- Exercise prompt
Repeat all the material exactly; pictures stay out of your copy.

[Start Stored data]

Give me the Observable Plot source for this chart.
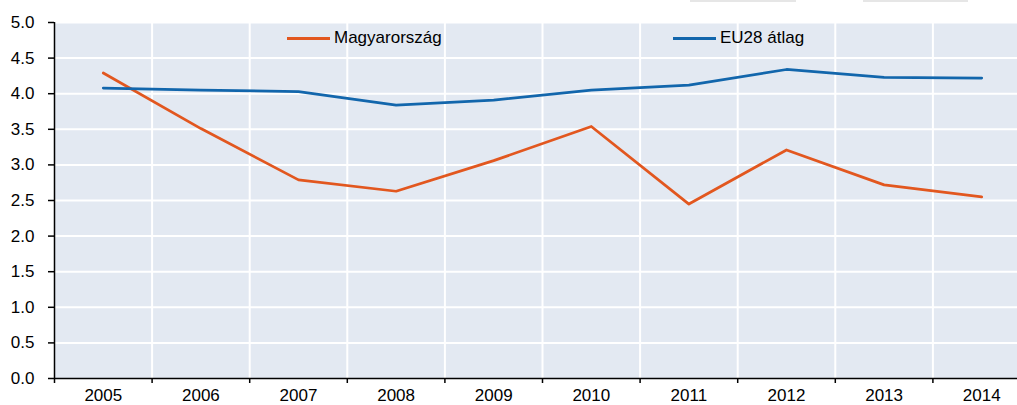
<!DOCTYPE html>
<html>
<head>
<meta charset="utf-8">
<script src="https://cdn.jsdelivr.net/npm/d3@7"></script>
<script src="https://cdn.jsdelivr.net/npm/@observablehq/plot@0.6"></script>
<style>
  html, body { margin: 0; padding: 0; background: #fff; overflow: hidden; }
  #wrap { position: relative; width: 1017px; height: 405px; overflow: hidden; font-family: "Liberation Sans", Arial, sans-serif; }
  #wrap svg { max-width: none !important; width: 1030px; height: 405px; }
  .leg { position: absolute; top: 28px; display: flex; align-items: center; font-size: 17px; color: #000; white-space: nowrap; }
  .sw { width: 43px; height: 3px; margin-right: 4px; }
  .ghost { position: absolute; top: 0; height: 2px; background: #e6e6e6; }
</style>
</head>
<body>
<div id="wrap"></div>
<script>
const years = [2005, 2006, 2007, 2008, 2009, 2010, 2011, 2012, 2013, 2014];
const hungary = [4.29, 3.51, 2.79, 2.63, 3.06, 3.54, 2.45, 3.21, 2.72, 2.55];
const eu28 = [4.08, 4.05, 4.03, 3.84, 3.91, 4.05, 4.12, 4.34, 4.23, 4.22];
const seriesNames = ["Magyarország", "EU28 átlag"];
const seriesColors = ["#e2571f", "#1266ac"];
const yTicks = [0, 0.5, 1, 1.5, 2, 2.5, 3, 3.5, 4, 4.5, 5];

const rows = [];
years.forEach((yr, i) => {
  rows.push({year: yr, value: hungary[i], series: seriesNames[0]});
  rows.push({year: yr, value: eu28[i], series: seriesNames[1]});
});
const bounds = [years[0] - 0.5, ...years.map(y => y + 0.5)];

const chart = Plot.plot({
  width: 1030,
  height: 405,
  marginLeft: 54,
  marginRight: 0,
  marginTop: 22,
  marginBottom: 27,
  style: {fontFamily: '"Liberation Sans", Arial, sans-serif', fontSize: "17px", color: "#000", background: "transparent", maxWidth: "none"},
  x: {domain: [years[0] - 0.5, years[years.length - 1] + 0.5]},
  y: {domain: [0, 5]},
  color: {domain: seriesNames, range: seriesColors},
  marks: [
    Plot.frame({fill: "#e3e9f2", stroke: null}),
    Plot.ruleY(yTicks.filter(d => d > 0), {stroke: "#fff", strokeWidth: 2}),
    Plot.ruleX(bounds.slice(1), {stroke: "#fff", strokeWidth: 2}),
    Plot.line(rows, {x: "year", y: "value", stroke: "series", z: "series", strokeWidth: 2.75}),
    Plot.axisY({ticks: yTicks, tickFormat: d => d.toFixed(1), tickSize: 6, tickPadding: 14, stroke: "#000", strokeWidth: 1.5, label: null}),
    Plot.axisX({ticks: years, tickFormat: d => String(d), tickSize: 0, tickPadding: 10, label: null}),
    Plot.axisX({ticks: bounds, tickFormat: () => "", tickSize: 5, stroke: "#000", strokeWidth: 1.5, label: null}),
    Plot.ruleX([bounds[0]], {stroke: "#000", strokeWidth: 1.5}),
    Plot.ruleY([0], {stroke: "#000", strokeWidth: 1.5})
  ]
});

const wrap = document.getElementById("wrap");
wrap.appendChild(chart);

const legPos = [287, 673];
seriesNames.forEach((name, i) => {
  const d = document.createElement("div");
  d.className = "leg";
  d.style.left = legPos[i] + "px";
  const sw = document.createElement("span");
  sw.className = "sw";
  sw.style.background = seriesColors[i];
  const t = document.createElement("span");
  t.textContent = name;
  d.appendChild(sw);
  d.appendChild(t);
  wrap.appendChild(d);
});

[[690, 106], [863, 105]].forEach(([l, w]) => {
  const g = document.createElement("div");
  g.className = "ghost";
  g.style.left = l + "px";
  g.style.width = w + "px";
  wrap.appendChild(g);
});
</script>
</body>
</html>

[End Stored data]

- Full output
Give me the Observable Plot source for this chart.
<!DOCTYPE html>
<html>
<head>
<meta charset="utf-8">
<script src="https://cdn.jsdelivr.net/npm/d3@7"></script>
<script src="https://cdn.jsdelivr.net/npm/@observablehq/plot@0.6"></script>
<style>
  html, body { margin: 0; padding: 0; background: #fff; overflow: hidden; }
  #wrap { position: relative; width: 1017px; height: 405px; overflow: hidden; font-family: "Liberation Sans", Arial, sans-serif; }
  #wrap svg { max-width: none !important; width: 1030px; height: 405px; }
  .leg { position: absolute; top: 28px; display: flex; align-items: center; font-size: 17px; color: #000; white-space: nowrap; }
  .sw { width: 43px; height: 3px; margin-right: 4px; }
  .ghost { position: absolute; top: 0; height: 2px; background: #e6e6e6; }
</style>
</head>
<body>
<div id="wrap"></div>
<script>
const years = [2005, 2006, 2007, 2008, 2009, 2010, 2011, 2012, 2013, 2014];
const hungary = [4.29, 3.51, 2.79, 2.63, 3.06, 3.54, 2.45, 3.21, 2.72, 2.55];
const eu28 = [4.08, 4.05, 4.03, 3.84, 3.91, 4.05, 4.12, 4.34, 4.23, 4.22];
const seriesNames = ["Magyarország", "EU28 átlag"];
const seriesColors = ["#e2571f", "#1266ac"];
const yTicks = [0, 0.5, 1, 1.5, 2, 2.5, 3, 3.5, 4, 4.5, 5];

const rows = [];
years.forEach((yr, i) => {
  rows.push({year: yr, value: hungary[i], series: seriesNames[0]});
  rows.push({year: yr, value: eu28[i], series: seriesNames[1]});
});
const bounds = [years[0] - 0.5, ...years.map(y => y + 0.5)];

const chart = Plot.plot({
  width: 1030,
  height: 405,
  marginLeft: 54,
  marginRight: 0,
  marginTop: 22,
  marginBottom: 27,
  style: {fontFamily: '"Liberation Sans", Arial, sans-serif', fontSize: "17px", color: "#000", background: "transparent", maxWidth: "none"},
  x: {domain: [years[0] - 0.5, years[years.length - 1] + 0.5]},
  y: {domain: [0, 5]},
  color: {domain: seriesNames, range: seriesColors},
  marks: [
    Plot.frame({fill: "#e3e9f2", stroke: null}),
    Plot.ruleY(yTicks.filter(d => d > 0), {stroke: "#fff", strokeWidth: 2}),
    Plot.ruleX(bounds.slice(1), {stroke: "#fff", strokeWidth: 2}),
    Plot.line(rows, {x: "year", y: "value", stroke: "series", z: "series", strokeWidth: 2.75}),
    Plot.axisY({ticks: yTicks, tickFormat: d => d.toFixed(1), tickSize: 6, tickPadding: 14, stroke: "#000", strokeWidth: 1.5, label: null}),
    Plot.axisX({ticks: years, tickFormat: d => String(d), tickSize: 0, tickPadding: 10, label: null}),
    Plot.axisX({ticks: bounds, tickFormat: () => "", tickSize: 5, stroke: "#000", strokeWidth: 1.5, label: null}),
    Plot.ruleX([bounds[0]], {stroke: "#000", strokeWidth: 1.5}),
    Plot.ruleY([0], {stroke: "#000", strokeWidth: 1.5})
  ]
});

const wrap = document.getElementById("wrap");
wrap.appendChild(chart);

const legPos = [287, 673];
seriesNames.forEach((name, i) => {
  const d = document.createElement("div");
  d.className = "leg";
  d.style.left = legPos[i] + "px";
  const sw = document.createElement("span");
  sw.className = "sw";
  sw.style.background = seriesColors[i];
  const t = document.createElement("span");
  t.textContent = name;
  d.appendChild(sw);
  d.appendChild(t);
  wrap.appendChild(d);
});

[[690, 106], [863, 105]].forEach(([l, w]) => {
  const g = document.createElement("div");
  g.className = "ghost";
  g.style.left = l + "px";
  g.style.width = w + "px";
  wrap.appendChild(g);
});
</script>
</body>
</html>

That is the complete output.